Return every line below as is, leaving out the pictures.

## start DATASET ROWS

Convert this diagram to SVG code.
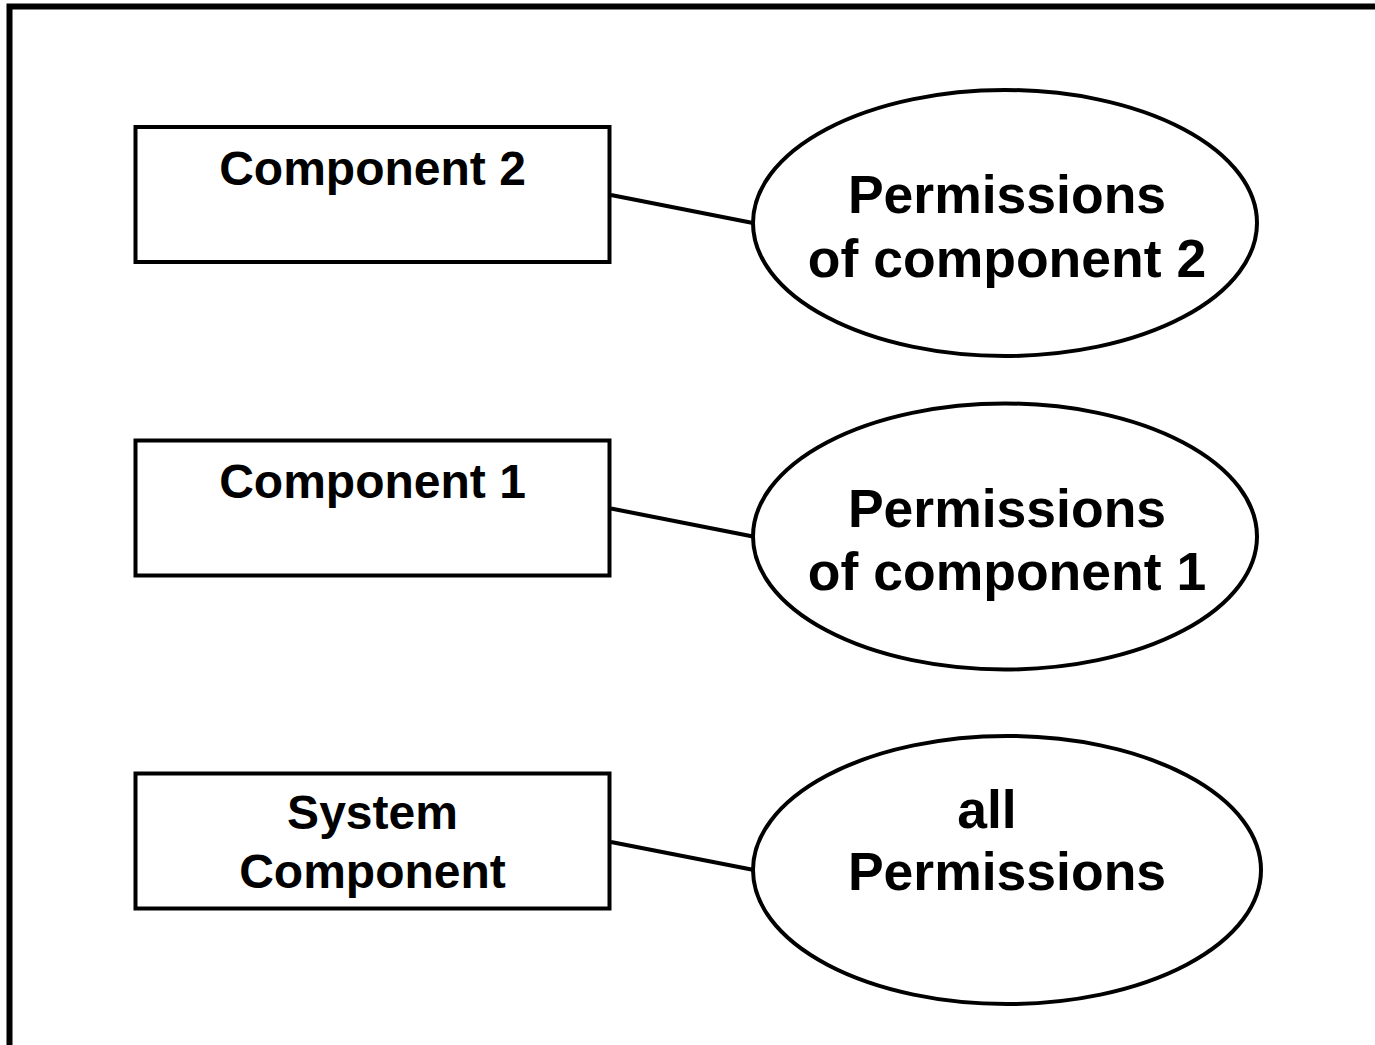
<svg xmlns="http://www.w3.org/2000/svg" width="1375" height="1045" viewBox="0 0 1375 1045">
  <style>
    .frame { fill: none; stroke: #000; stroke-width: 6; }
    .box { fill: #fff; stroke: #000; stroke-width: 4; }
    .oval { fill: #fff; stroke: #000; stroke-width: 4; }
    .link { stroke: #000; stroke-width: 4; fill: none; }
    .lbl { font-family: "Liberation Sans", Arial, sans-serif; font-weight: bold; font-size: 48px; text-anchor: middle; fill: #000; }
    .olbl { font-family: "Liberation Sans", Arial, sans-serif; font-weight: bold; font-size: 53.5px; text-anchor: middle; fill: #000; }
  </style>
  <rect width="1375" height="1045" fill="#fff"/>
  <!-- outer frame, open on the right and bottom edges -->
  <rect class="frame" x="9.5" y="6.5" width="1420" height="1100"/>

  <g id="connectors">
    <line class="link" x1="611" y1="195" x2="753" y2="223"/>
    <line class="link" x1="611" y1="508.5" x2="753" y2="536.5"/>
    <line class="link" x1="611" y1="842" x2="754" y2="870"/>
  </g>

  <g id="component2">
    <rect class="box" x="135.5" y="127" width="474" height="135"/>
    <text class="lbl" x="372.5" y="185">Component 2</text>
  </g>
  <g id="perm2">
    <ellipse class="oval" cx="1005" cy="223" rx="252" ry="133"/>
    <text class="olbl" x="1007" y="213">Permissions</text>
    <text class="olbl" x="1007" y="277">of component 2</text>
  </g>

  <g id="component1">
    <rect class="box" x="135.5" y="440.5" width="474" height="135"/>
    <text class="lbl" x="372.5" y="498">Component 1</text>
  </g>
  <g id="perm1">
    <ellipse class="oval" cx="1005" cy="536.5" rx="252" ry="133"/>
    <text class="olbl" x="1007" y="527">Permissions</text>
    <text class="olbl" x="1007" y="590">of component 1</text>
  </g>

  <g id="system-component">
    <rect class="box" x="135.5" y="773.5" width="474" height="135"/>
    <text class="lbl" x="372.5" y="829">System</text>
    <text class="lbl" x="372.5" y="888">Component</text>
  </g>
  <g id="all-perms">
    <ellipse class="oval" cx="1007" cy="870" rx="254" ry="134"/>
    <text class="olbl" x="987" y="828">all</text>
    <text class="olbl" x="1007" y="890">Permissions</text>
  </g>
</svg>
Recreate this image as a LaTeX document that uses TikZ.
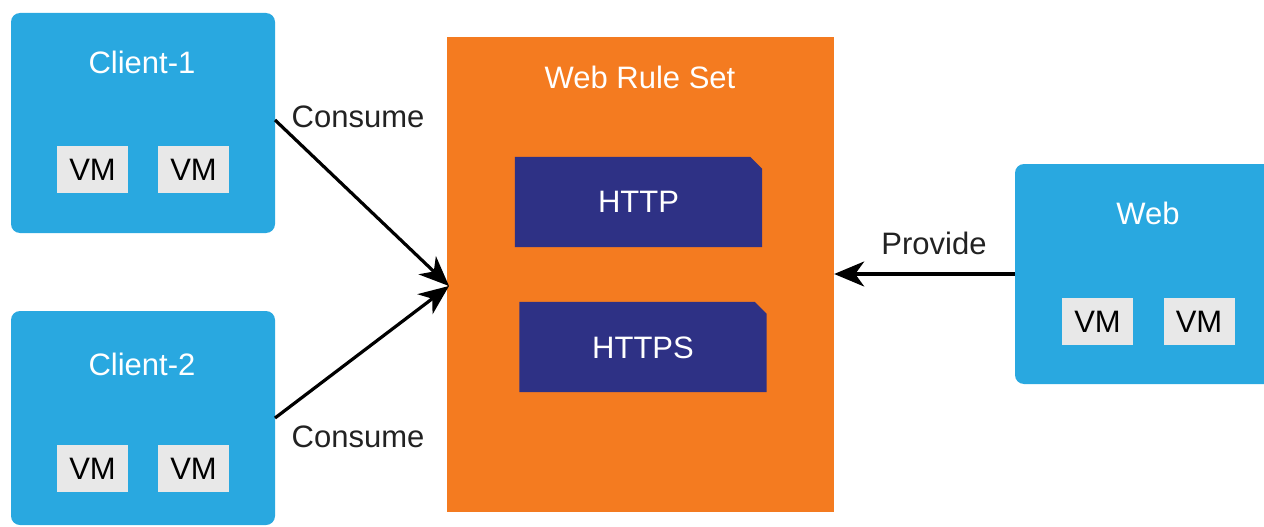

## end DATASET ROWS

» EXERCISE ANSWER:
Convert this diagram to SVG code.
<svg xmlns="http://www.w3.org/2000/svg" width="1375" height="1045" viewBox="0 0 1375 1045">
  <style>
    .frame { fill: none; stroke: #000; stroke-width: 6; }
    .box { fill: #fff; stroke: #000; stroke-width: 4; }
    .oval { fill: #fff; stroke: #000; stroke-width: 4; }
    .link { stroke: #000; stroke-width: 4; fill: none; }
    .lbl { font-family: "Liberation Sans", Arial, sans-serif; font-weight: bold; font-size: 48px; text-anchor: middle; fill: #000; }
    .olbl { font-family: "Liberation Sans", Arial, sans-serif; font-weight: bold; font-size: 53.5px; text-anchor: middle; fill: #000; }
  </style>
  <rect width="1375" height="1045" fill="#fff"/>
  <!-- outer frame, open on the right and bottom edges -->
  <rect class="frame" x="9.5" y="6.5" width="1420" height="1100"/>

  <g id="connectors">
    <line class="link" x1="611" y1="195" x2="753" y2="223"/>
    <line class="link" x1="611" y1="508.5" x2="753" y2="536.5"/>
    <line class="link" x1="611" y1="842" x2="754" y2="870"/>
  </g>

  <g id="component2">
    <rect class="box" x="135.5" y="127" width="474" height="135"/>
    <text class="lbl" x="372.5" y="185">Component 2</text>
  </g>
  <g id="perm2">
    <ellipse class="oval" cx="1005" cy="223" rx="252" ry="133"/>
    <text class="olbl" x="1007" y="213">Permissions</text>
    <text class="olbl" x="1007" y="277">of component 2</text>
  </g>

  <g id="component1">
    <rect class="box" x="135.5" y="440.5" width="474" height="135"/>
    <text class="lbl" x="372.5" y="498">Component 1</text>
  </g>
  <g id="perm1">
    <ellipse class="oval" cx="1005" cy="536.5" rx="252" ry="133"/>
    <text class="olbl" x="1007" y="527">Permissions</text>
    <text class="olbl" x="1007" y="590">of component 1</text>
  </g>

  <g id="system-component">
    <rect class="box" x="135.5" y="773.5" width="474" height="135"/>
    <text class="lbl" x="372.5" y="829">System</text>
    <text class="lbl" x="372.5" y="888">Component</text>
  </g>
  <g id="all-perms">
    <ellipse class="oval" cx="1007" cy="870" rx="254" ry="134"/>
    <text class="olbl" x="987" y="828">all</text>
    <text class="olbl" x="1007" y="890">Permissions</text>
  </g>
</svg>
Recreate this image as a LaTeX document that uses TikZ.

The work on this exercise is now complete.